When you’re at home and away from Foreigner, do you write a lot of songs?
No, not as much. That started happening more lately but I really stopped doing that it seems for the first couple of years with Foreigner. I was just really enjoying playing these songs and trying to get better at being a rock guitar player. So I didn’t write for a while but I started to again recently.
Any chance of a solo album?
I’d never say never but there’s not an immediate plan. There’re certain groups of people that tell me to do it all the time but, you know (laughs).
I guess you’ve got to follow your gut
Yeah and you have to have a vision and I don’t want to do something gratuitous. I’d like to have a clear vision that is well inspired. I mean, what am I going to say on guitar that other people aren’t saying, at least as good as I am. So it could happen.
Tell me about your guitar. What kind do you play and why do you play that particular brand?
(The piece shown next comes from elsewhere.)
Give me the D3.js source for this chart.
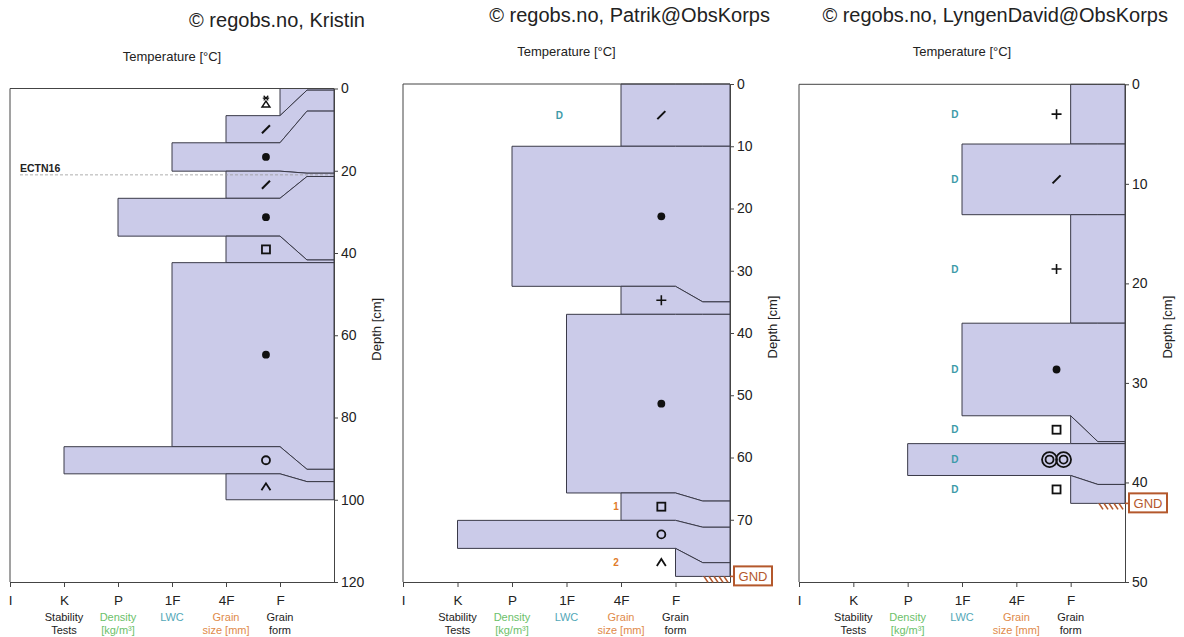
<!DOCTYPE html>
<html lang="en">
<head>
<meta charset="UTF-8">
<title>snow profiles</title>
<script src="https://cdn.jsdelivr.net/npm/d3@7"></script>
<style>
    body{ margin:0; background:#fff; }
    svg{ font-family:"Liberation Sans", Arial, sans-serif; }
</style>
</head>
<body>
<script type="text/javascript">

    // ---- data ----
    let titles = ["© regobs.no, Kristin", "© regobs.no, Patrik@ObsKorps", "© regobs.no, LyngenDavid@ObsKorps"];
    let hardnessLabels = ["I", "K", "P", "1F", "4F", "F"];
    let columnNames = [["Stability", "Tests"], ["Density", "[kg/m³]"], ["LWC"], ["Grain", "size [mm]"], ["Grain", "form"]];

    // profile 1 (Kristin): drawn boundaries vs. real boundaries (cm)
    let p1Shown = [0, 6.6, 13.2, 20.1, 26.7, 35.9, 42.35, 87.1, 93.7, 100];
    let p1Real = [0, 0.4, 5.5, 20.6, 21.4, 41.7, 42.35, 92.6, 95.6, 100];
    let p1Hardness = ["F", "4F", "1F", "4F", "P", "4F", "1F", "K", "4F"];
    let p1Grain = ["PPgp", "DF", "RG", "DF", "RG", "FC", "RG", "MF", "DH"];
    let p1Lwc = ["", "", "", "", "", "", "", "", ""];
    let p1Size = ["", "", "", "", "", "", "", "", ""];
    let p1Range = [0, 120];
    let p1Ticks = [0, 20, 40, 60, 80, 100, 120];
    let p1Tests = [{ label: "ECTN16", depth: 21 }];

    // profile 2 (Patrik)
    let p2Shown = [0, 10, 32.5, 37.0, 65.7, 70.1, 74.6, 79.1];
    let p2Real = [0, 10, 35.0, 37.0, 67.0, 71.2, 76.9, 79.1];
    let p2Hardness = ["4F", "P", "4F", "1F", "4F", "K", "F"];
    let p2Grain = ["DF", "RG", "PP", "RG", "FC", "MF", "DH"];
    let p2Lwc = ["D", "", "", "", "", "", ""];
    let p2Size = ["", "", "", "", "1", "", "2"];
    let p2Range = [0, 80];
    let p2Ticks = [0, 10, 20, 30, 40, 50, 60, 70];

    // profile 3 (LyngenDavid)
    let p3Shown = [0, 6.0, 13.1, 24.0, 33.3, 36.1, 39.3, 42.1];
    let p3Real = [0, 6.0, 13.1, 24.0, 35.9, 36.1, 40.2, 42.1];
    let p3Hardness = ["F", "1F", "F", "1F", "F", "P", "F"];
    let p3Grain = ["PP", "DF", "PP", "RG", "FC", "MFcl", "FC"];
    let p3Lwc = ["D", "D", "D", "D", "D", "D", "D"];
    let p3Size = ["", "", "", "", "", "", ""];
    let p3Range = [0, 50];
    let p3Ticks = [0, 10, 20, 30, 40, 50];

    let profiles = [
        { shown: p1Shown, real: p1Real, hardness: p1Hardness, grain: p1Grain, lwc: p1Lwc, size: p1Size, range: p1Range, ticks: p1Ticks, tests: p1Tests, ground: false },
        { shown: p2Shown, real: p2Real, hardness: p2Hardness, grain: p2Grain, lwc: p2Lwc, size: p2Size, range: p2Range, ticks: p2Ticks, tests: [], ground: true },
        { shown: p3Shown, real: p3Real, hardness: p3Hardness, grain: p3Grain, lwc: p3Lwc, size: p3Size, range: p3Range, ticks: p3Ticks, tests: [], ground: true }
    ];

    // ---- layout ----
    let panels = [
        { left: 10, right: 334, top: 88.5, bottom: 582, titleX: 365, titleY: 27 },
        { left: 403, right: 730, top: 84, bottom: 582, titleX: 770, titleY: 22 },
        { left: 799, right: 1125, top: 84.3, bottom: 582, titleX: 1168, titleY: 22 }
    ];
    let fillColor = "#cbcbe9";
    let edgeColor = "#3a3a48";
    let axisColor = "#444";
    let columnColors = ["#222", "#6cc16a", "#53a8b8", "#e08a4a", "#222"];

    let svg = d3.select("body").append("svg")
        .attr("width", 1184)
        .attr("height", 637);

    let symbolLine = d3.line();

    function drawGrain(g, code) {
        let s = g.append("g").attr("fill", "none").attr("stroke", "#111").attr("stroke-width", 1.8);
        if (code == "PP") {
            s.append("path").attr("d", "M-5,0H5M0,-5V5").attr("stroke-width", 1.6);
        } else if (code == "DF") {
            s.append("path").attr("d", "M-4,4L4,-4").attr("stroke-width", 2);
        } else if (code == "RG") {
            s.append("circle").attr("r", 3.9).attr("fill", "#111").attr("stroke", "none");
        } else if (code == "FC") {
            s.append("rect").attr("x", -4).attr("y", -4).attr("width", 8).attr("height", 8);
        } else if (code == "MF") {
            s.append("circle").attr("r", 4);
        } else if (code == "DH") {
            s.append("path").attr("d", "M-4.5,3.5L0,-3.5L4.5,3.5");
        } else if (code == "MFcl") {
            [-7, 7].forEach(cx => {
                s.append("circle").attr("cx", cx).attr("r", 7.5);
                s.append("circle").attr("cx", cx).attr("r", 4);
            });
        } else if (code == "PPgp") {
            s.append("path").attr("d", "M-4,5L4,5L0,-1Z").attr("stroke-width", 1.4);
            s.append("path").attr("d", "M-3.2,-4H3.2M-2.3,-6.3L2.3,-1.7M2.3,-6.3L-2.3,-1.7").attr("stroke-width", 1.2);
        }
    }

    profiles.forEach((p, k) => {
        let pan = panels[k];
        let n = p.hardness.length;
        let maxDepth = p.range[1];

        let x = d3.scaleLinear().domain([0, 6]).range([pan.left, pan.right]);
        let y = d3.scaleLinear().domain(p.range).range([pan.top, pan.bottom]);
        let g = svg.append("g");

        // title and column header
        svg.append("text")
            .attr("x", pan.titleX).attr("y", pan.titleY)
            .attr("text-anchor", "end")
            .attr("font-size", 20)
            .attr("fill", "#222")
            .text(titles[k]);
        g.append("text")
            .attr("x", (pan.left + pan.right) / 2).attr("y", pan.top - 28)
            .attr("text-anchor", "middle")
            .attr("font-size", 13)
            .attr("fill", "#222")
            .text("Temperature [°C]");

        // layers
        for (let i = 0; i < n; i++) {
            let h = hardnessLabels.indexOf(p.hardness[i]);
            let pts = [
                [x(h), y(p.shown[i])], [x(5), y(p.shown[i])], [x(5.5), y(p.real[i])], [x(6), y(p.real[i])],
                [x(6), y(p.real[i + 1])], [x(5.5), y(p.real[i + 1])], [x(5), y(p.shown[i + 1])], [x(h), y(p.shown[i + 1])]
            ];
            g.append("path")
                .attr("d", symbolLine(pts) + "Z")
                .attr("fill", fillColor)
                .attr("stroke", edgeColor)
                .attr("stroke-width", 1);
        }

        // stability tests
        p.tests.forEach(t => {
            g.append("line")
                .attr("x1", x(0) + 10).attr("x2", x(6))
                .attr("y1", y(t.depth)).attr("y2", y(t.depth))
                .attr("stroke", "#999").attr("stroke-width", 0.8)
                .attr("stroke-dasharray", "3,2");
            g.append("text")
                .attr("x", x(0) + 10).attr("y", y(t.depth) - 3)
                .attr("font-size", 10.5).attr("font-weight", "bold")
                .attr("fill", "#222")
                .text(t.label);
        });

        // grain forms, LWC and grain size marks at layer mid
        for (let i = 0; i < n; i++) {
            let mid = y((p.shown[i] + p.shown[i + 1]) / 2);
            drawGrain(g.append("g").attr("transform", `translate(${x(4.74)},${mid})`), p.grain[i]);
            if (p.lwc[i]) {
                g.append("text")
                    .attr("x", x(2.87)).attr("y", mid).attr("dy", "0.36em")
                    .attr("text-anchor", "middle")
                    .attr("font-size", 10).attr("font-weight", "bold")
                    .attr("fill", "#3d9aa8")
                    .text(p.lwc[i]);
            }
            if (p.size[i]) {
                g.append("text")
                    .attr("x", x(3.91)).attr("y", mid).attr("dy", "0.36em")
                    .attr("text-anchor", "middle")
                    .attr("font-size", 10).attr("font-weight", "bold")
                    .attr("fill", "#e07b2a")
                    .text(p.size[i]);
            }
        }

        // frame
        g.append("path")
            .attr("d", `M${x(6)},${y(0)}H${x(0)}V${y(maxDepth)}`)
            .attr("fill", "none").attr("stroke", axisColor).attr("stroke-width", 1);

        // hardness axis
        let xAxis = d3.axisBottom(x)
            .tickValues(d3.range(6))
            .tickFormat(i => hardnessLabels[i])
            .tickSize(5).tickSizeOuter(0).tickPadding(8);
        let xg = g.append("g").attr("transform", `translate(0,${y(maxDepth)})`);
        xAxis(xg);
        xg.selectAll("text").attr("font-size", 13.5).attr("fill", "#222").attr("font-family", null);
        xg.selectAll("line,path").attr("stroke", axisColor);

        columnNames.forEach((lines, c) => {
            lines.forEach((s, r) => {
                g.append("text")
                    .attr("x", x(c + 1)).attr("y", y(maxDepth) + 39 + r * 13)
                    .attr("text-anchor", "middle")
                    .attr("font-size", 11)
                    .attr("fill", columnColors[c])
                    .text(s);
            });
        });

        // depth axis (ticks to the right, domain spans whole range)
        let yAxis = d3.axisRight(y).tickValues(p.ticks).tickSize(4).tickSizeOuter(0).tickPadding(3);
        let yg = g.append("g").attr("transform", `translate(${x(6)},0)`);
        yAxis(yg);
        yg.selectAll("text").attr("font-size", 14).attr("fill", "#222").attr("font-family", null);
        yg.selectAll("line,path").attr("stroke", axisColor);

        g.append("text")
            .attr("transform", `translate(${x(6) + 47},${(pan.top + pan.bottom) / 2 - 6}) rotate(-90)`)
            .attr("text-anchor", "middle")
            .attr("font-size", 13)
            .attr("fill", "#222")
            .text("Depth [cm]");

        // ground marker
        if (p.ground) {
            let gy = y(p.real[n]);
            let gx = x(6);
            let brown = "#b4582c";
            d3.range(5).forEach(j => {
                g.append("line")
                    .attr("x1", gx - 26 + j * 5).attr("y1", gy)
                    .attr("x2", gx - 22 + j * 5).attr("y2", gy + 6)
                    .attr("stroke", brown).attr("stroke-width", 1.6);
            });
            g.append("line")
                .attr("x1", gx).attr("x2", gx + 4).attr("y1", gy).attr("y2", gy)
                .attr("stroke", brown).attr("stroke-width", 1.6);
            g.append("rect")
                .attr("x", gx + 4).attr("y", gy - 10)
                .attr("width", 38).attr("height", 19)
                .attr("fill", "#fff").attr("stroke", brown).attr("stroke-width", 2);
            g.append("text")
                .attr("x", gx + 23).attr("y", gy).attr("dy", "0.36em")
                .attr("text-anchor", "middle")
                .attr("font-size", 13)
                .attr("fill", brown)
                .text("GND");
        }
    });
</script>
</body>
</html>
In this band, it’s more I’m trying to achieve the Foreigner sound, which most of the time is a Gibson Les Paul or Gibson guitars with humbuckers. It’s kind of like Mick’s sound. But I have lots of guitars at home and I enjoy pulling out all different kinds of guitars to get all different kinds of sounds. I have probably like forty different guitars that do different things. But for Foreigner, it’s a very specific sound so I’m always trying to honor that and that’s usually a Les Paul.
When you were a kid, what was your dream guitar?
A Les Paul (laughs) Totally, cause you’d see Jimmy Page and Pete Townshend.
What’s your favorite Led Zeppelin song?
That’s impossible, wow, that’s just impossible. I couldn’t even begin to say. It’s like asking what your favorite Beatles song is.
Okay if we pop on Led Zeppelin right now, what are you going to play first?
I’d probably put on something not too intense. Maybe something off Led Zeppelin III, like “Tangerine” or “That’s The Way.”
If you had to pick one word that sums up Foreigner, what word would that be?
Quality. I think the songs are of the highest quality and those recordings and the performances on them, vocally and musically, are incredible. And I think today everyone continues to keep the quality high, the quality of the performances. The songs are there, they’re done, the template is there. Now, it’s just on a daily basis making sure they get presented in a worthy fashion. So yeah, quality.